Depending on the workplace, support may include a manager, human resources, an employee assistance program, a union representative, a mentor, or a mental health professional.
Ask for support when:
- You cannot keep up despite working hard.
- Stress is affecting sleep or health.
- You dread work most days.
- You feel emotionally numb or constantly irritable.
- You are being bullied, harassed, or treated unfairly.
If the problem is caused by unsafe conditions, discrimination, harassment, or retaliation, document what is happening and seek appropriate workplace or legal guidance.
What Managers Can Do
Stress management should not be pushed only onto employees. Managers shape workload, deadlines, role clarity, psychological safety, and team culture.
Managers can reduce stress by:
- Setting realistic deadlines.
- Explaining priorities.
- Giving employees some control over how work is done.

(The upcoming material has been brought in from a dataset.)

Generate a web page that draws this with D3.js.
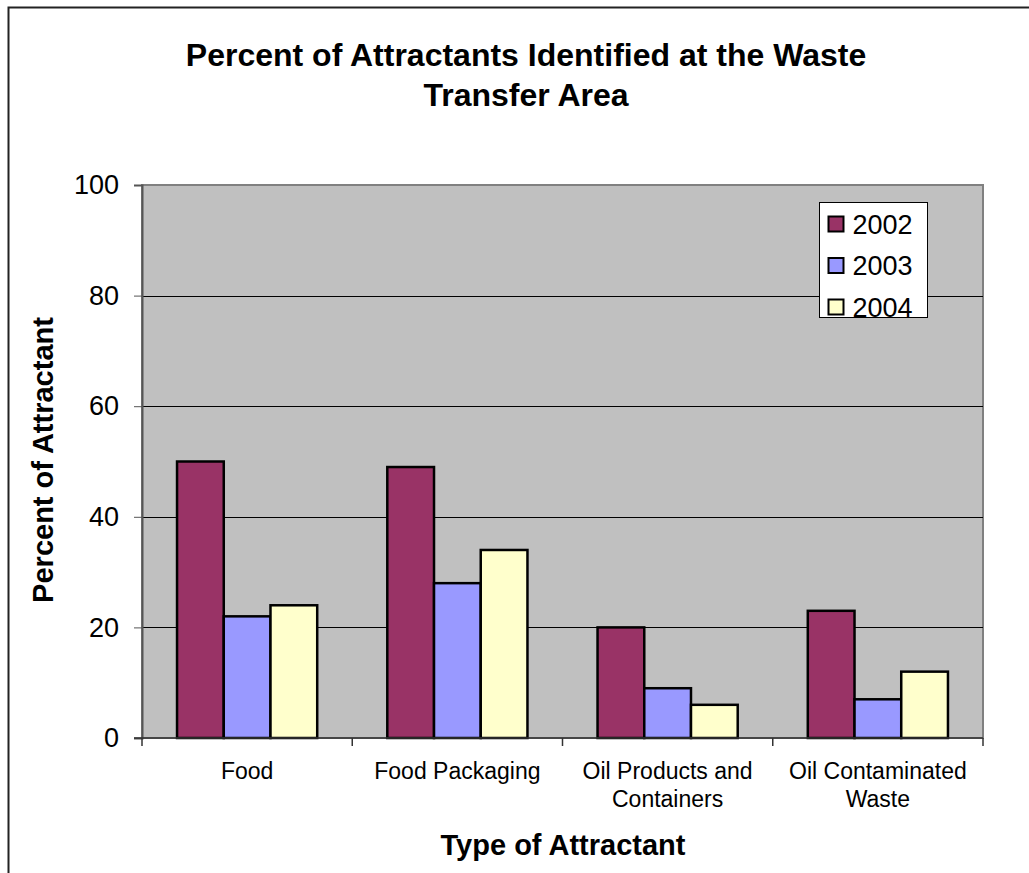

- Responding respectfully to concerns.
- Reducing unnecessary meetings.
- Addressing bullying and conflict early.
A healthier workplace is usually more productive because people can focus on doing good work instead of surviving chaos.
Final Thoughts
Managing workplace stress starts with noticing where the pressure comes from. Some stress can be reduced by better planning, communication, boundaries, and recovery. Other stress requires leadership action, policy changes, or professional support.
The goal is not to remove every challenge from work. The goal is to create a workplace where pressure is realistic, support is available, and people can do their jobs without sacrificing their health.